Even short-term modifications in the hardware are considered in the model and immediately integrated in the new HMI. This will briefly be described using the example of standardized, flexible and adaptive conveyor technology modules by Gebhardt GmbH. The precondition are modular conveyor system units for containers, boxes and palettes, which are combined to form the conveyor system using modular design. Currently, there are 14 conveyor modules in total, each of which belong to a pre-defined product series. The production series reflects various dimensions (length and width) and possibly angles according to a pre-defined size-graduation. To ensure that the 14 conveyor modules and its production series can be combined to form various conveyor systems, they take a modular outward appearance. They can be combined with each other as desired. To this end, they have been equipped with mechanic and electric interfaces.

Hardware and software have a modular design, which means that each module of the conveyer technology contains its own controller including the related model of the corresponding module. The modules communicate with each other using Ethernet. To generate the process control images in multiple visualization system, topology data, topography, structure, geometry and IO connectivity are included in the self-description.

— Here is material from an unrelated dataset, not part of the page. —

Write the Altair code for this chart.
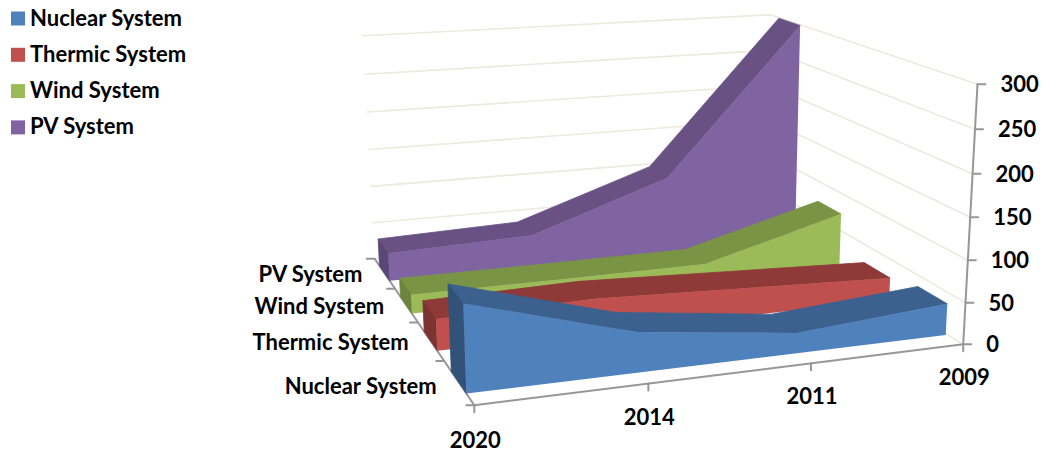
import altair as alt
import numpy as np
import pandas as pd

# Chart data
years = ["2020", "2014", "2011", "2009"]
series = ["Nuclear System", "Thermic System", "Wind System", "PV System"]
nuclear = [100, 47, 24, 38]
thermic = [38, 42, 35, 28]
wind = [24, 24, 25, 74]
pv = [37, 43, 105, 300]
value_ticks = [0, 50, 100, 150, 200, 250, 300]

# Styling
front_colors = ["#4F81BD", "#C0504D", "#9BBB59", "#8064A2"]
top_colors = ["#3C618F", "#8F3A38", "#7A9445", "#695283"]
cap_colors = ["#32527A", "#7D3331", "#6C843C", "#5B4775"]
grid_color = "#ECEADC"
axis_color = "#979797"
font = "Lato"
font_size = 22
W, H = 1043, 457
Z_MAX = 300
year_label_drop = [36, 34, 34, 34]
series_label_drop = [5, 2, 2, 2]

# Camera matrix of the oblique 3D view: (depth along time, depth along series, height) -> screen
CAMERA = np.array([
    [590.3318, 12.6444, -33.2175, 474.3375],
    [-24.7199, -68.9548, -291.6268, 405.2941],
    [0.105316, 0.299830, -0.050112, 1.0],
])


def project(t, s, v):
    h = CAMERA @ np.array([t, s, v / Z_MAX, 1.0])
    return float(h[0] / h[2]), float(h[1] / h[2])


x_scale = alt.X("x:Q", scale=alt.Scale(domain=[0, W], nice=False, zero=False), axis=None)
y_scale = alt.Y("y:Q", scale=alt.Scale(domain=[H, 0], nice=False, zero=False), axis=None)


def frame(points):
    return pd.DataFrame({"x": [p[0] for p in points], "y": [p[1] for p in points], "i": range(len(points))})


def stroke_path(points, color, width):
    return alt.Chart(frame(points)).mark_line(color=color, strokeWidth=width, strokeCap="round").encode(
        x=x_scale, y=y_scale, order="i:Q")


def face(points, color):
    # The outline is stroked in the face colour so neighbouring faces meet without a seam
    return alt.Chart(frame(list(points) + [points[0]])).mark_line(
        fill=color, stroke=color, strokeWidth=0.8, strokeJoin="round"
    ).encode(x=x_scale, y=y_scale, order="i:Q")


layers = []

# Pale gridlines on the back wall and the right-hand wall
for v in value_ticks:
    layers.append(stroke_path([project(0, 1, v), project(1, 1, v), project(1, 0, v)], grid_color, 1.6))

# Floor axes and tick marks
axis_lines = [
    [project(0, 0, 0), project(1, 0, 0)],
    [project(0, 0, 0), project(0, 1, 0)],
    [project(1, 0, 0), project(1, 0, Z_MAX)],
]
for n in range(4):
    px, py = project(n / 3, 0, 0)
    axis_lines.append([(px, py), (px, py + 7)])
for n in range(5):
    px, py = project(0, n / 4, 0)
    axis_lines.append([(px, py), (px - 8, py)])
for v in value_ticks:
    px, py = project(1, 0, v)
    axis_lines.append([(px, py), (px + 8, py)])
for line in axis_lines:
    layers.append(stroke_path(line, axis_color, 2))

# Area ribbons, back to front
legend = alt.Legend(
    title=None, orient="none", legendX=7, legendY=7.5, symbolType="square", symbolSize=196,
    symbolStrokeWidth=0, labelFont=font, labelFontWeight="bold", labelFontSize=font_size,
    labelColor="#000000", labelOffset=1, rowPadding=14.3, labelLimit=300,
)
fill = alt.Fill("series:N", scale=alt.Scale(domain=series, range=front_colors), legend=legend, sort=series)
band_values = [nuclear, thermic, wind, pv]
for k in [3, 2, 1, 0]:
    s_front = 0.0625 + 0.25 * k
    s_back = s_front + 0.125
    vals = band_values[k]
    ts = [0.995 * n / 3 for n in range(len(vals))]
    # Top surface
    ridge_front = [project(t, s_front, v) for t, v in zip(ts, vals)]
    ridge_back = [project(t, s_back, v) for t, v in zip(ts, vals)]
    layers.append(face(ridge_front + ridge_back[::-1], top_colors[k]))
    # Left end cap
    layers.append(face([project(0, s_front, vals[0]), project(0, s_back, vals[0]),
                        project(0, s_back, 0), project(0, s_front, 0)], cap_colors[k]))
    # Front face, which also carries the legend colour
    outline = ridge_front + [project(ts[-1], s_front, 0), project(0, s_front, 0)]
    outline.append(outline[0])
    front = frame(outline).assign(series=series[k])
    layers.append(alt.Chart(front).mark_line(strokeWidth=0).encode(x=x_scale, y=y_scale, order="i:Q", fill=fill))


def labels(rows, align):
    return alt.Chart(pd.DataFrame(rows)).mark_text(
        font=font, fontWeight="bold", fontSize=font_size, color="#000000", align=align, baseline="middle"
    ).encode(x=x_scale, y=y_scale, text="label:N")


# Height axis labels
value_rows = []
for v in value_ticks:
    px, py = project(1, 0, v)
    value_rows.append({"x": px + 23, "y": py + 1, "label": str(v)})
layers.append(labels(value_rows, "left"))

# Time axis labels
year_rows = []
for n, year in enumerate(years):
    px, py = project(n / 3, 0, 0)
    year_rows.append({"x": px + 1, "y": py + year_label_drop[n], "label": year})
layers.append(labels(year_rows, "center"))

# Series axis labels
series_rows = []
for k, name in enumerate(series):
    px, py = project(0, 0.125 + 0.25 * k, 0)
    series_rows.append({"x": px - 22, "y": py + series_label_drop[k], "label": name})
layers.append(labels(series_rows, "right"))

chart = alt.layer(*layers).properties(
    width=W, height=H, padding=0, autosize=alt.AutoSizeParams(type="none"), background="#FFFFFF"
).configure_view(stroke=None)

chart.save("out.html", embed_options={"renderer": "svg", "actions": False})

Flexible transport technology is available on the market today, for example in the form of flexible conveyors. What is new, however, is the option of self-describing modules, enabling the visualization to be generated directly in any common visualization system such as Siemens WinCC.

The objective of the engineering project of GEBHARDT Fördertechnik GmbH, cjt Systemsoftware AG (German website) and the research partners Fraunhofer IOSB and KIT/IFL(German website) is the development of standardized, flexible and adaptive transport modules including an automation framework for fast, low-cost configuration, monitoring and control of production equipment, especially transport lines in intralogistics.